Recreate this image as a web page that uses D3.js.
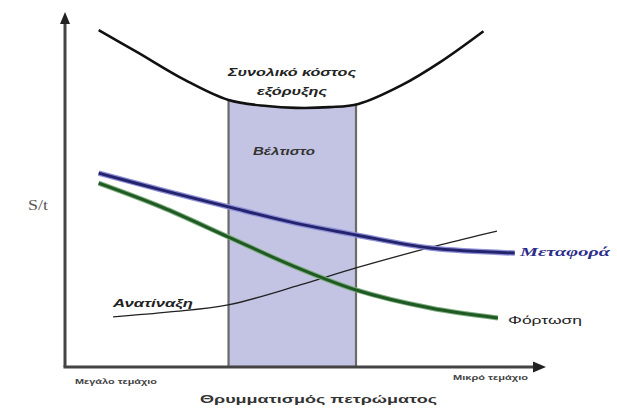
<!DOCTYPE html>
<html><head><meta charset="utf-8">
<script src="https://cdn.jsdelivr.net/npm/d3@7"></script>
<style>body{margin:0;background:#fff}svg{display:block}</style>
</head><body><svg id="c" width="617" height="414"></svg>
<script>
// Data (x: fragmentation index 0-100, y: cost index 0-100)
const totalX = [7, 15, 25, 34, 42, 48, 55, 61, 70, 78, 87];
const totalY = [94.9, 88.7, 80.8, 75.2, 73.5, 73.0, 73.2, 74.1, 79.4, 85.9, 94.6];
const transportX = [7, 20, 34, 47, 60.5, 76, 93.5];
const transportY = [54.6, 49.9, 45.1, 40.8, 37.2, 33.5, 32.1];
const loadingX = [7, 20, 34, 47, 60.5, 76, 90];
const loadingY = [51.8, 45.1, 36.6, 28.7, 21.7, 16.6, 13.8];
const blastX = [10, 21.8, 33.9, 48.9, 60.5, 78, 89.8];
const blastY = [14.1, 15.5, 17.5, 23.1, 27.9, 34.4, 38.3];
const optimumRange = [34, 60.5];
const labels = {
  total1: "Συνολικό κόστος", total2: "εξόρυξης", optimum: "Βέλτιστο",
  transport: "Μεταφορά", loading: "Φόρτωση", blast: "Ανατίναξη",
  yTitle: "S/t", xTitle: "Θρυμματισμός πετρώματος",
  xLeft: "Μεγάλο τεμάχιο", xRight: "Μικρό τεμάχιο"
};

const svg = d3.select("#c");
const x = d3.scaleLinear().domain([0, 100]).range([65, 546]);
const y = d3.scaleLinear().domain([0, 100]).range([367, 12]);
const zip = (a, b) => a.map((v, i) => [v, b[i]]);
const line = d3.line().x(d => x(d[0])).y(d => y(d[1])).curve(d3.curveCatmullRom);

// clip for optimum box (below total cost curve)
const totalPts = zip(totalX, totalY);
const area = d3.area().x(d => x(d[0])).y0(y(0)).y1(d => y(d[1])).curve(d3.curveCatmullRom);
svg.append("clipPath").attr("id", "below").append("path").attr("d", area(totalPts));
svg.append("rect")
  .attr("x", x(optimumRange[0])).attr("width", x(optimumRange[1]) - x(optimumRange[0]))
  .attr("y", y(100)).attr("height", y(0) - y(100))
  .attr("fill", "#c3c3e3").attr("stroke", "#6a6a6a").attr("stroke-width", 2.2)
  .attr("clip-path", "url(#below)");

// Curves
svg.append("path").attr("d", line(zip(blastX, blastY))).attr("fill", "none")
  .attr("stroke", "#222").attr("stroke-width", 1.3);
svg.append("path").attr("d", line(zip(loadingX, loadingY))).attr("fill", "none")
  .attr("stroke", "#7fae7f").attr("stroke-width", 5);
svg.append("path").attr("d", line(zip(loadingX, loadingY))).attr("fill", "none")
  .attr("stroke", "#1f5a25").attr("stroke-width", 3);
svg.append("path").attr("d", line(zip(transportX, transportY))).attr("fill", "none")
  .attr("stroke", "#8f8fd8").attr("stroke-width", 5.5);
svg.append("path").attr("d", line(zip(transportX, transportY))).attr("fill", "none")
  .attr("stroke", "#24246e").attr("stroke-width", 3);
svg.append("path").attr("d", line(totalPts)).attr("fill", "none")
  .attr("stroke", "#111").attr("stroke-width", 2.6);

// Axes
const ax = svg.append("g").attr("stroke", "#444").attr("stroke-width", 3).attr("fill", "none");
ax.append("line").attr("x1", x(0)).attr("y1", y(0)).attr("x2", x(0)).attr("y2", y(97));
ax.append("line").attr("x1", x(0) - 1.5).attr("y1", y(0)).attr("x2", x(97.5)).attr("y2", y(0));
svg.append("path").attr("fill", "#222")
  .attr("d", `M${x(0)},${y(100)}L${x(0) - 5},${y(100) + 12}L${x(0) + 5},${y(100) + 12}Z`);
svg.append("path").attr("fill", "#222")
  .attr("d", `M${x(100)},${y(0)}L${x(100) - 13},${y(0) - 5.5}L${x(100) - 13},${y(0) + 5.5}Z`);

// Text
const font = "'Liberation Sans', Arial, sans-serif";
function txt(t, px, py, o) {
  const e = svg.append("text").text(t).attr("x", px).attr("y", py)
    .attr("font-family", o.family || font).attr("font-size", o.size)
    .attr("font-weight", o.weight || "normal").attr("font-style", o.style || "normal")
    .attr("fill", o.fill || "#222").attr("text-anchor", o.anchor || "start");
  if (o.len) e.attr("textLength", o.len).attr("lengthAdjust", "spacingAndGlyphs");
  return e;
}
txt(labels.total1, 292, 76, {size: 11, weight: "bold", style: "italic", anchor: "middle", len: 128});
txt(labels.total2, 292, 95, {size: 11, weight: "bold", style: "italic", anchor: "middle", len: 70});
txt(labels.optimum, 284, 155, {size: 10, weight: "bold", style: "italic", anchor: "middle", len: 62, fill: "#333"});
txt(labels.transport, 520, 256, {size: 13, weight: "bold", style: "italic", family: "'Liberation Serif', serif", fill: "#2d2d8a", len: 90});
txt(labels.loading, 508, 324, {size: 11, fill: "#222", len: 74});
txt(labels.blast, 113, 307, {size: 10, weight: "bold", style: "italic", len: 80});
txt(labels.yTitle, 28, 210, {size: 14, family: "'Liberation Serif', serif", fill: "#555", len: 20});
txt(labels.xLeft, 75, 384, {size: 8, weight: "bold", fill: "#444", len: 82});
txt(labels.xRight, 453, 380, {size: 8, weight: "bold", fill: "#444", len: 75});
txt(labels.xTitle, 200, 403, {size: 11, weight: "bold", fill: "#333", len: 237});
</script></body></html>
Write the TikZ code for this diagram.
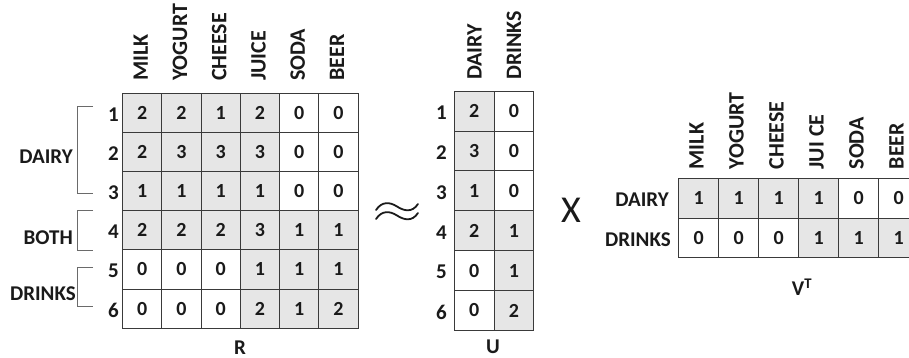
\documentclass[tikz,border=0pt]{standalone}
\usepackage{fontspec}
\setmainfont{Carlito}
\definecolor{cellgray}{HTML}{E6E6E6}
\definecolor{linec}{HTML}{3A3A3A}
\definecolor{brc}{HTML}{6A6A6A}
\definecolor{txt}{HTML}{1A1A1A}
\tikzset{
  cell/.style={draw=linec, line width=0.9pt, minimum width=#1, minimum height=39.2pt,
    inner sep=0pt, anchor=north west, text=txt, font=\bfseries\fontsize{20}{20}\selectfont},
  cell/.default=39.3pt,
  s1/.style={fill=cellgray},
  s0/.style={fill=white},
  hdr/.style={rotate=90, anchor=west, inner sep=0pt, text=txt, font=\bfseries\fontsize{22}{22}\selectfont},
  rowlab/.style={anchor=east, inner sep=0pt, text=txt, font=\bfseries\fontsize{21}{21}\selectfont},
  bracketline/.style={draw=brc, line width=1pt},
  mtitle/.style={inner sep=0pt, text=txt, font=\bfseries\fontsize{21}{21}\selectfont},
  wave/.style={draw=txt, line width=1.8pt, line cap=round},
}
\begin{document}
\begin{tikzpicture}[x=1pt,y=-1pt]
\useasboundingbox (0,0) rectangle (909,358);
\fill[white] (0,0) rectangle (909,358);
\clip (0,0) rectangle (909,358);

% ---------- R matrix ----------
\foreach [count=\i] \rowvals in {{2/1,2/1,1/1,2/1,0/0,0/0},{2/1,3/1,3/1,3/1,0/0,0/0},{1/1,1/1,1/1,1/1,0/0,0/0},{2/1,2/1,2/1,3/1,1/1,1/1},{0/0,0/0,0/0,1/1,1/1,1/1},{0/0,0/0,0/0,2/1,1/1,2/1}}{
  \foreach [count=\j] \v/\s in \rowvals {
    \node[cell, s\s] (R-\i-\j) at ({122+(\j-1)*39.27},{92.7+(\i-1)*39.17}) {\v};
  }
  \node[rowlab] (Rn-\i) at ({119},{92.7+(\i-0.5)*39.17+2}) {\i};
}
\foreach [count=\j] \h in {MILK,YOGURT,CHEESE,JUICE,SODA,BEER}{
  \node[hdr] (Rh-\j) at ({122+(\j-0.5)*39.27-1},81) {\h};
}
\node[mtitle] (Rlab) at (240,347.5) {R};

% brackets
\node[rowlab] (gDairy) at (73,157) {DAIRY};
\node[rowlab] (gBoth) at (73,238) {BOTH};
\node[rowlab] (gDrinks) at (76,294) {DRINKS};
\coordinate (bA1) at (93,107); \coordinate (bA2) at (93,193);
\coordinate (bB1) at (93,210.7); \coordinate (bB2) at (93,250);
\coordinate (bC1) at (93,267); \coordinate (bC2) at (93,306);
\draw[bracketline] (bA1) -- ++(-15.3,0) |- (bA2);
\draw[bracketline] (bB1) -- ++(-15.3,0) |- (bB2);
\draw[bracketline] (bC1) -- ++(-15.3,0) |- (bC2);

% approx sign
\draw[wave] (376,210) .. controls (382,201) and (390,202) .. (397,206.5) .. controls (404,211) and (412,213) .. (418,204);
\draw[wave] (376,219) .. controls (382,210) and (390,211) .. (397,215.5) .. controls (404,220) and (412,222) .. (418,213);

% ---------- U matrix ----------
\foreach [count=\i] \rowvals in {{2/1,0/0},{3/1,0/0},{1/1,0/0},{2/1,1/1},{0/0,1/1},{0/0,2/1}}{
  \foreach [count=\j] \v/\s in \rowvals {
    \node[cell=39.7pt, s\s, minimum height=39.9pt] (U-\i-\j) at ({454+(\j-1)*39.65},{90.7+(\i-1)*39.88}) {\v};
  }
  \node[rowlab] (Un-\i) at ({447},{90.7+(\i-0.5)*39.88+2}) {\i};
}
\node[hdr] (Uh-1) at (474.5,80) {DAIRY};
\node[hdr] (Uh-2) at (514,80) {DRINKS};
\node[mtitle] (Ulab) at (493,346.5) {U};

% times sign
\node[inner sep=0pt, text=txt, font=\fontsize{38}{38}\selectfont] (times) at (571,210) {X};

% ---------- V^T matrix ----------
\foreach [count=\i] \rowvals in {{1/1,1/1,1/1,1/1,0/0,0/0},{0/0,0/0,0/0,1/1,1/1,1/1}}{
  \foreach [count=\j] \v/\s in \rowvals {
    \node[cell=40pt, s\s, minimum height=39.5pt] (V-\i-\j) at ({678.3+(\j-1)*40},{178.3+(\i-1)*39.5}) {\v};
  }
}
\node[rowlab] (Vn-1) at (669,200) {DAIRY};
\node[rowlab] (Vn-2) at (671,240) {DRINKS};
\foreach [count=\j] \h in {MILK,YOGURT,CHEESE,JUI CE,SODA,BEER}{
  \node[hdr] (Vh-\j) at ({678.3+(\j-0.5)*40-1.8},169.5) {\h};
}
\node[mtitle] (Vlab) at (802,287) {V\textsuperscript{T}};
\end{tikzpicture}
\end{document}
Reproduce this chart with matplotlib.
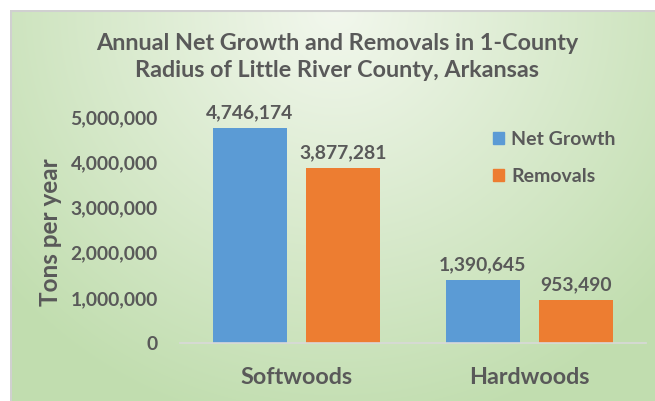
import numpy as np
import matplotlib
matplotlib.use('Agg')
from matplotlib import pyplot as plt
from matplotlib.patches import Patch

# chart data
categories = ['Softwoods', 'Hardwoods']
series_names = ['Net Growth', 'Removals']
net_growth = [4746174, 1390645]
removals = [3877281, 953490]
yticks = [0, 1000000, 2000000, 3000000, 4000000, 5000000]

blue = '#5b9bd5'
orange = '#ed7d31'
txt = '#595959'

plt.rcParams['font.family'] = ['Lato', 'DejaVu Sans']

W, H = 655, 401
fig = plt.figure(figsize=(W / 100, H / 100), dpi=100)
fig.patch.set_facecolor('white')

# Background of the chart area (radial green gradient)
bg = fig.add_axes([10 / W, 0, 1 - 10 / W, 1 - 10 / H])
bw, bh = W - 10, H - 10
xx, yy = np.meshgrid(np.arange(bw), np.arange(bh))
d = np.sqrt(((xx - 325) / 430.0) ** 2 + ((yy - 0) / 420.0) ** 2)
d = np.clip(d, 0, 1)
c0 = np.array([0.95, 0.97, 0.93])
c1 = np.array([0.76, 0.87, 0.69])
img = c0[None, None, :] + (c1 - c0)[None, None, :] * d[:, :, None]
bg.imshow(img, aspect='auto', extent=(0, bw, bh, 0))
bg.set_xlim(0, bw)
bg.set_ylim(bh, 0)
bg.axis('off')
bg.plot([0.5, 0.5], [0, bh], color='#d0d0d0', lw=1.5)
bg.plot([0, bw], [0.5, 0.5], color='#d0d0d0', lw=1.5)

# Plot area
x0, x1 = 180, 646
y_zero = 343
px_per_m = 45.2
ax = fig.add_axes([x0 / W, (H - y_zero) / H, (x1 - x0) / W, 5 * px_per_m / H])
ax.patch.set_visible(False)

x = np.arange(len(categories))
w = 0.32
b1 = ax.bar(x - 0.2, net_growth, w, color=blue, label=series_names[0])
b2 = ax.bar(x + 0.2, removals, w, color=orange, label=series_names[1])
for bars in (b1, b2):
    ax.bar_label(bars, labels=['{:,}'.format(v) for v in bars.datavalues],
                 padding=5, fontsize=13.9, fontweight='bold', color=txt)

ax.set_xlim(-0.5, 1.5)
ax.set_ylim(0, 5000000)
ax.set_yticks(yticks)
ax.set_yticklabels(['{:,}'.format(v) for v in yticks])
ax.set_xticks(x)
ax.set_xticklabels(categories)
for s in ['top', 'right', 'left']:
    ax.spines[s].set_visible(False)
ax.spines['bottom'].set_color('#d9d9d9')
ax.spines['bottom'].set_linewidth(1.2)
ax.tick_params(axis='both', length=0)
ax.tick_params(axis='y', labelsize=13.9, labelcolor=txt, pad=16)
ax.tick_params(axis='x', labelsize=16.8, labelcolor=txt, pad=17)
for lab in ax.get_xticklabels() + ax.get_yticklabels():
    lab.set_fontweight('bold')

fig.text(51 / W, 1 - 232 / H, 'Tons per year', rotation=90, ha='center', va='center',
         fontsize=17.5, fontweight='bold', color=txt)

fig.text(337 / W, 1 - 57 / H,
         'Annual Net Growth and Removals in 1-County\nRadius of Little River County, Arkansas',
         ha='center', va='center', fontsize=16.8, fontweight='bold', color=txt, linespacing=1.3)

handles = [Patch(color=blue), Patch(color=orange)]
leg = fig.legend(handles, series_names, loc='center left',
                 bbox_to_anchor=(476 / W, 1 - 158 / H), frameon=False,
                 handlelength=0.55, handleheight=0.55, handletextpad=0.35,
                 labelspacing=1.05, prop={'size': 14, 'weight': 'bold'})
for t in leg.get_texts():
    t.set_color(txt)

fig.savefig('out.png', dpi=100)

# # # # #

▸ **Short problem**
Keep to the stretch from the line containing "Reproduce this chart with matplotlib." through the line containing "from matplotlib.patches import Patch", both ends included, and copy it exactly from the listing above, minus the pictures.

▸ **Solved problem**
Reproduce this chart with matplotlib.
import numpy as np
import matplotlib
matplotlib.use('Agg')
from matplotlib import pyplot as plt
from matplotlib.patches import Patch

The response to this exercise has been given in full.